[Aim]: Quote, verbatim, all material below, without pictures.
=====
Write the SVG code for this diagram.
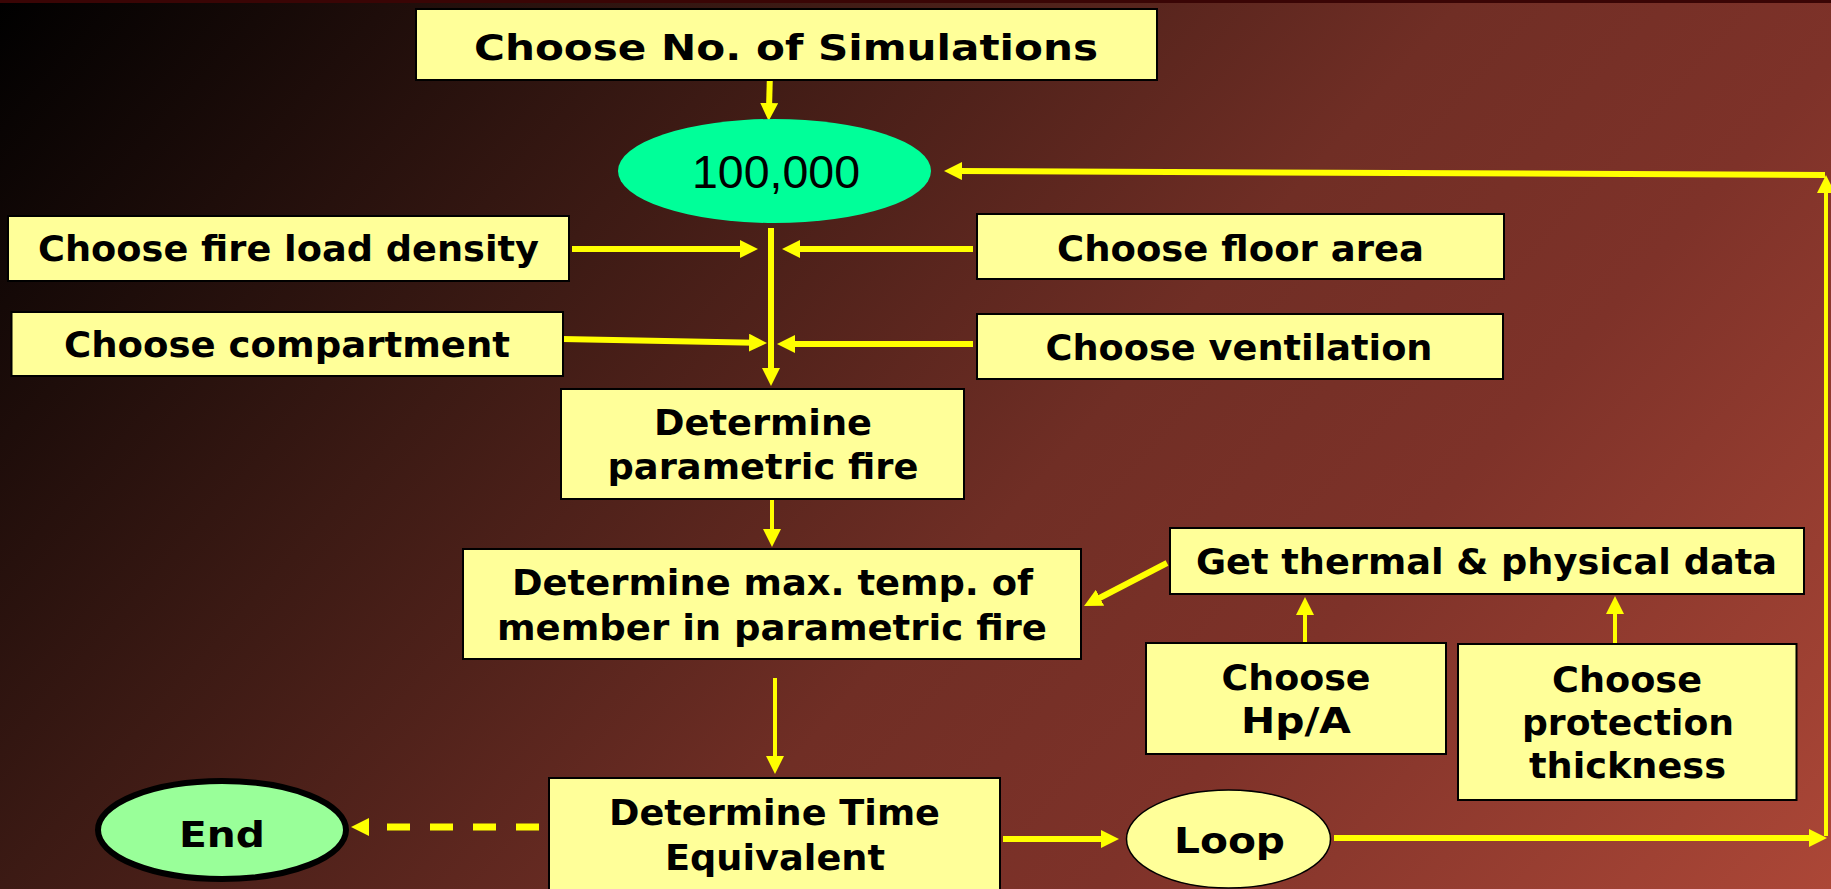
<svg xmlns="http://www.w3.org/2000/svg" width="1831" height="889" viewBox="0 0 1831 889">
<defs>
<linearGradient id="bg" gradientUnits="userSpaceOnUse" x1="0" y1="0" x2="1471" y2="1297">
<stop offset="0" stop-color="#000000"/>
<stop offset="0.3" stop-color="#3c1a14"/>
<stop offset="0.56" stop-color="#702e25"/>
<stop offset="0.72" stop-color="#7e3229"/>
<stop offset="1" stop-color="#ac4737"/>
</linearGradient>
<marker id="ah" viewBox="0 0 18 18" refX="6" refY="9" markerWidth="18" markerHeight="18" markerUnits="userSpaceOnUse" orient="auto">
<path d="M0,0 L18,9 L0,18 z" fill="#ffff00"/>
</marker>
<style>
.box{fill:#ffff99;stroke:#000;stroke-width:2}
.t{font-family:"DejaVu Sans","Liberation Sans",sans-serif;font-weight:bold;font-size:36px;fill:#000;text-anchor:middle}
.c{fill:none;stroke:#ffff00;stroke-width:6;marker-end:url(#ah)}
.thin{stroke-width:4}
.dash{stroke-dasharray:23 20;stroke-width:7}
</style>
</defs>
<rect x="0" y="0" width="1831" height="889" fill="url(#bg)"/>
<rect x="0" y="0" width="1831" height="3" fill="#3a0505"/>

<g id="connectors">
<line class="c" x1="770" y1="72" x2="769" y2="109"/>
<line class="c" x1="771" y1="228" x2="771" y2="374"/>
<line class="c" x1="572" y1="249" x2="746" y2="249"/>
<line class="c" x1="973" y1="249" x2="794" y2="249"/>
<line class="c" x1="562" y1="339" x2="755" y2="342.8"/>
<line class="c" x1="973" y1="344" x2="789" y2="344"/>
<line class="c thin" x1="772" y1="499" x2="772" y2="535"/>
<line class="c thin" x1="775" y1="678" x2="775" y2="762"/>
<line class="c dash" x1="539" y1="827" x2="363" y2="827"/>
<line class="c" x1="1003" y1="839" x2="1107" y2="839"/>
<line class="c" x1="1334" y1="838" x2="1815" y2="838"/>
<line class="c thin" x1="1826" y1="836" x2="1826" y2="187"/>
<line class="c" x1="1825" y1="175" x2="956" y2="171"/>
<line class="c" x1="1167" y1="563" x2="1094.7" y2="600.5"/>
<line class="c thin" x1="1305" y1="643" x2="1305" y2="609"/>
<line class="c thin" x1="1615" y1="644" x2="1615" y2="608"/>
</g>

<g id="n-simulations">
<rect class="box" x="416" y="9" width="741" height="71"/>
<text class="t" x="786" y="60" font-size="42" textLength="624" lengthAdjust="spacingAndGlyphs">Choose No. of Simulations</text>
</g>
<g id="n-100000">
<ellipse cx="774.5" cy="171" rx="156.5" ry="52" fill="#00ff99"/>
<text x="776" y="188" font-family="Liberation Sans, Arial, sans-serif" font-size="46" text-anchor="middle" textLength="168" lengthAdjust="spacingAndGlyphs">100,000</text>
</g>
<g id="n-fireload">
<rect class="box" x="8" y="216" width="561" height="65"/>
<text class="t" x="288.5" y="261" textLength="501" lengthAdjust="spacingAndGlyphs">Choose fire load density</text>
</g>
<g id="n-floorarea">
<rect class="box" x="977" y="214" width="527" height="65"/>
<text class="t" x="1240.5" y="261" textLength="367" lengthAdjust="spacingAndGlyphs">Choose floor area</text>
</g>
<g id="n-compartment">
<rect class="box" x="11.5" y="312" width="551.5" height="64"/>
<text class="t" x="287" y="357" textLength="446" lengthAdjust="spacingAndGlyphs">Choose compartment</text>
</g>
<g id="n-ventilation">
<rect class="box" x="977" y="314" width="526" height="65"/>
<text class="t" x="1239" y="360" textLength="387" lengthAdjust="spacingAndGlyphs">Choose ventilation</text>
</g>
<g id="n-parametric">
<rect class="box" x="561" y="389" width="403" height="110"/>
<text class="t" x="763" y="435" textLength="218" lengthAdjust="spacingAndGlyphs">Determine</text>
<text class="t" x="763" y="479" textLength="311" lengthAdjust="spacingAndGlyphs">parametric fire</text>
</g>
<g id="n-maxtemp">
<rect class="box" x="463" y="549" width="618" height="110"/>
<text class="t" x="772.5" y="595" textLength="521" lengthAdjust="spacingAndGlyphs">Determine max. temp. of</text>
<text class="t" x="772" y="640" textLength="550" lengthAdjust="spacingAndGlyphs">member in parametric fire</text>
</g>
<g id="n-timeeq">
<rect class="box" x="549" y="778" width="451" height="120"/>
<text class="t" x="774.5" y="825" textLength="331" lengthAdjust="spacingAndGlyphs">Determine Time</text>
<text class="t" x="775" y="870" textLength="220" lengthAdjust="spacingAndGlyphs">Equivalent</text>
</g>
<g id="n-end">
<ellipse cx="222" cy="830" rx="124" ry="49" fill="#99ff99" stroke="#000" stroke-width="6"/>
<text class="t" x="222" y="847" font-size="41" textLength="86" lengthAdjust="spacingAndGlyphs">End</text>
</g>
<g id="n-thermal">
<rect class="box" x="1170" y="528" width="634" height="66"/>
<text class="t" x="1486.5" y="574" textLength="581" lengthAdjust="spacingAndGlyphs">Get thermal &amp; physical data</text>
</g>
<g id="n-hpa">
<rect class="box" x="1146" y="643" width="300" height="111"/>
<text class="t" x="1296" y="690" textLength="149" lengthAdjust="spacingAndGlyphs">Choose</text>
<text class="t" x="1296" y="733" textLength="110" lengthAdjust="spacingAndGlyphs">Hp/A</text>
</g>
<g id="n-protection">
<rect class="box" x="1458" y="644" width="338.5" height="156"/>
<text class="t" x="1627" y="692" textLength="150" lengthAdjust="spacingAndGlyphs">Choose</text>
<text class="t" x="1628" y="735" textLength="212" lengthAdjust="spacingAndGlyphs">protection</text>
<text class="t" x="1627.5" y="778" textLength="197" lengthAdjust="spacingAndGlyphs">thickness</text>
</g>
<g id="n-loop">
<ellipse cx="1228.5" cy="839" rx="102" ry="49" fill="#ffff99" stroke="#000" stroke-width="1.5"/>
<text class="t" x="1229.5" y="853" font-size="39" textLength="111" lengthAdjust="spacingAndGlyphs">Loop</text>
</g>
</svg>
=====
[Solution]:
Write the SVG code for this diagram.
<svg xmlns="http://www.w3.org/2000/svg" width="1831" height="889" viewBox="0 0 1831 889">
<defs>
<linearGradient id="bg" gradientUnits="userSpaceOnUse" x1="0" y1="0" x2="1471" y2="1297">
<stop offset="0" stop-color="#000000"/>
<stop offset="0.3" stop-color="#3c1a14"/>
<stop offset="0.56" stop-color="#702e25"/>
<stop offset="0.72" stop-color="#7e3229"/>
<stop offset="1" stop-color="#ac4737"/>
</linearGradient>
<marker id="ah" viewBox="0 0 18 18" refX="6" refY="9" markerWidth="18" markerHeight="18" markerUnits="userSpaceOnUse" orient="auto">
<path d="M0,0 L18,9 L0,18 z" fill="#ffff00"/>
</marker>
<style>
.box{fill:#ffff99;stroke:#000;stroke-width:2}
.t{font-family:"DejaVu Sans","Liberation Sans",sans-serif;font-weight:bold;font-size:36px;fill:#000;text-anchor:middle}
.c{fill:none;stroke:#ffff00;stroke-width:6;marker-end:url(#ah)}
.thin{stroke-width:4}
.dash{stroke-dasharray:23 20;stroke-width:7}
</style>
</defs>
<rect x="0" y="0" width="1831" height="889" fill="url(#bg)"/>
<rect x="0" y="0" width="1831" height="3" fill="#3a0505"/>

<g id="connectors">
<line class="c" x1="770" y1="72" x2="769" y2="109"/>
<line class="c" x1="771" y1="228" x2="771" y2="374"/>
<line class="c" x1="572" y1="249" x2="746" y2="249"/>
<line class="c" x1="973" y1="249" x2="794" y2="249"/>
<line class="c" x1="562" y1="339" x2="755" y2="342.8"/>
<line class="c" x1="973" y1="344" x2="789" y2="344"/>
<line class="c thin" x1="772" y1="499" x2="772" y2="535"/>
<line class="c thin" x1="775" y1="678" x2="775" y2="762"/>
<line class="c dash" x1="539" y1="827" x2="363" y2="827"/>
<line class="c" x1="1003" y1="839" x2="1107" y2="839"/>
<line class="c" x1="1334" y1="838" x2="1815" y2="838"/>
<line class="c thin" x1="1826" y1="836" x2="1826" y2="187"/>
<line class="c" x1="1825" y1="175" x2="956" y2="171"/>
<line class="c" x1="1167" y1="563" x2="1094.7" y2="600.5"/>
<line class="c thin" x1="1305" y1="643" x2="1305" y2="609"/>
<line class="c thin" x1="1615" y1="644" x2="1615" y2="608"/>
</g>

<g id="n-simulations">
<rect class="box" x="416" y="9" width="741" height="71"/>
<text class="t" x="786" y="60" font-size="42" textLength="624" lengthAdjust="spacingAndGlyphs">Choose No. of Simulations</text>
</g>
<g id="n-100000">
<ellipse cx="774.5" cy="171" rx="156.5" ry="52" fill="#00ff99"/>
<text x="776" y="188" font-family="Liberation Sans, Arial, sans-serif" font-size="46" text-anchor="middle" textLength="168" lengthAdjust="spacingAndGlyphs">100,000</text>
</g>
<g id="n-fireload">
<rect class="box" x="8" y="216" width="561" height="65"/>
<text class="t" x="288.5" y="261" textLength="501" lengthAdjust="spacingAndGlyphs">Choose fire load density</text>
</g>
<g id="n-floorarea">
<rect class="box" x="977" y="214" width="527" height="65"/>
<text class="t" x="1240.5" y="261" textLength="367" lengthAdjust="spacingAndGlyphs">Choose floor area</text>
</g>
<g id="n-compartment">
<rect class="box" x="11.5" y="312" width="551.5" height="64"/>
<text class="t" x="287" y="357" textLength="446" lengthAdjust="spacingAndGlyphs">Choose compartment</text>
</g>
<g id="n-ventilation">
<rect class="box" x="977" y="314" width="526" height="65"/>
<text class="t" x="1239" y="360" textLength="387" lengthAdjust="spacingAndGlyphs">Choose ventilation</text>
</g>
<g id="n-parametric">
<rect class="box" x="561" y="389" width="403" height="110"/>
<text class="t" x="763" y="435" textLength="218" lengthAdjust="spacingAndGlyphs">Determine</text>
<text class="t" x="763" y="479" textLength="311" lengthAdjust="spacingAndGlyphs">parametric fire</text>
</g>
<g id="n-maxtemp">
<rect class="box" x="463" y="549" width="618" height="110"/>
<text class="t" x="772.5" y="595" textLength="521" lengthAdjust="spacingAndGlyphs">Determine max. temp. of</text>
<text class="t" x="772" y="640" textLength="550" lengthAdjust="spacingAndGlyphs">member in parametric fire</text>
</g>
<g id="n-timeeq">
<rect class="box" x="549" y="778" width="451" height="120"/>
<text class="t" x="774.5" y="825" textLength="331" lengthAdjust="spacingAndGlyphs">Determine Time</text>
<text class="t" x="775" y="870" textLength="220" lengthAdjust="spacingAndGlyphs">Equivalent</text>
</g>
<g id="n-end">
<ellipse cx="222" cy="830" rx="124" ry="49" fill="#99ff99" stroke="#000" stroke-width="6"/>
<text class="t" x="222" y="847" font-size="41" textLength="86" lengthAdjust="spacingAndGlyphs">End</text>
</g>
<g id="n-thermal">
<rect class="box" x="1170" y="528" width="634" height="66"/>
<text class="t" x="1486.5" y="574" textLength="581" lengthAdjust="spacingAndGlyphs">Get thermal &amp; physical data</text>
</g>
<g id="n-hpa">
<rect class="box" x="1146" y="643" width="300" height="111"/>
<text class="t" x="1296" y="690" textLength="149" lengthAdjust="spacingAndGlyphs">Choose</text>
<text class="t" x="1296" y="733" textLength="110" lengthAdjust="spacingAndGlyphs">Hp/A</text>
</g>
<g id="n-protection">
<rect class="box" x="1458" y="644" width="338.5" height="156"/>
<text class="t" x="1627" y="692" textLength="150" lengthAdjust="spacingAndGlyphs">Choose</text>
<text class="t" x="1628" y="735" textLength="212" lengthAdjust="spacingAndGlyphs">protection</text>
<text class="t" x="1627.5" y="778" textLength="197" lengthAdjust="spacingAndGlyphs">thickness</text>
</g>
<g id="n-loop">
<ellipse cx="1228.5" cy="839" rx="102" ry="49" fill="#ffff99" stroke="#000" stroke-width="1.5"/>
<text class="t" x="1229.5" y="853" font-size="39" textLength="111" lengthAdjust="spacingAndGlyphs">Loop</text>
</g>
</svg>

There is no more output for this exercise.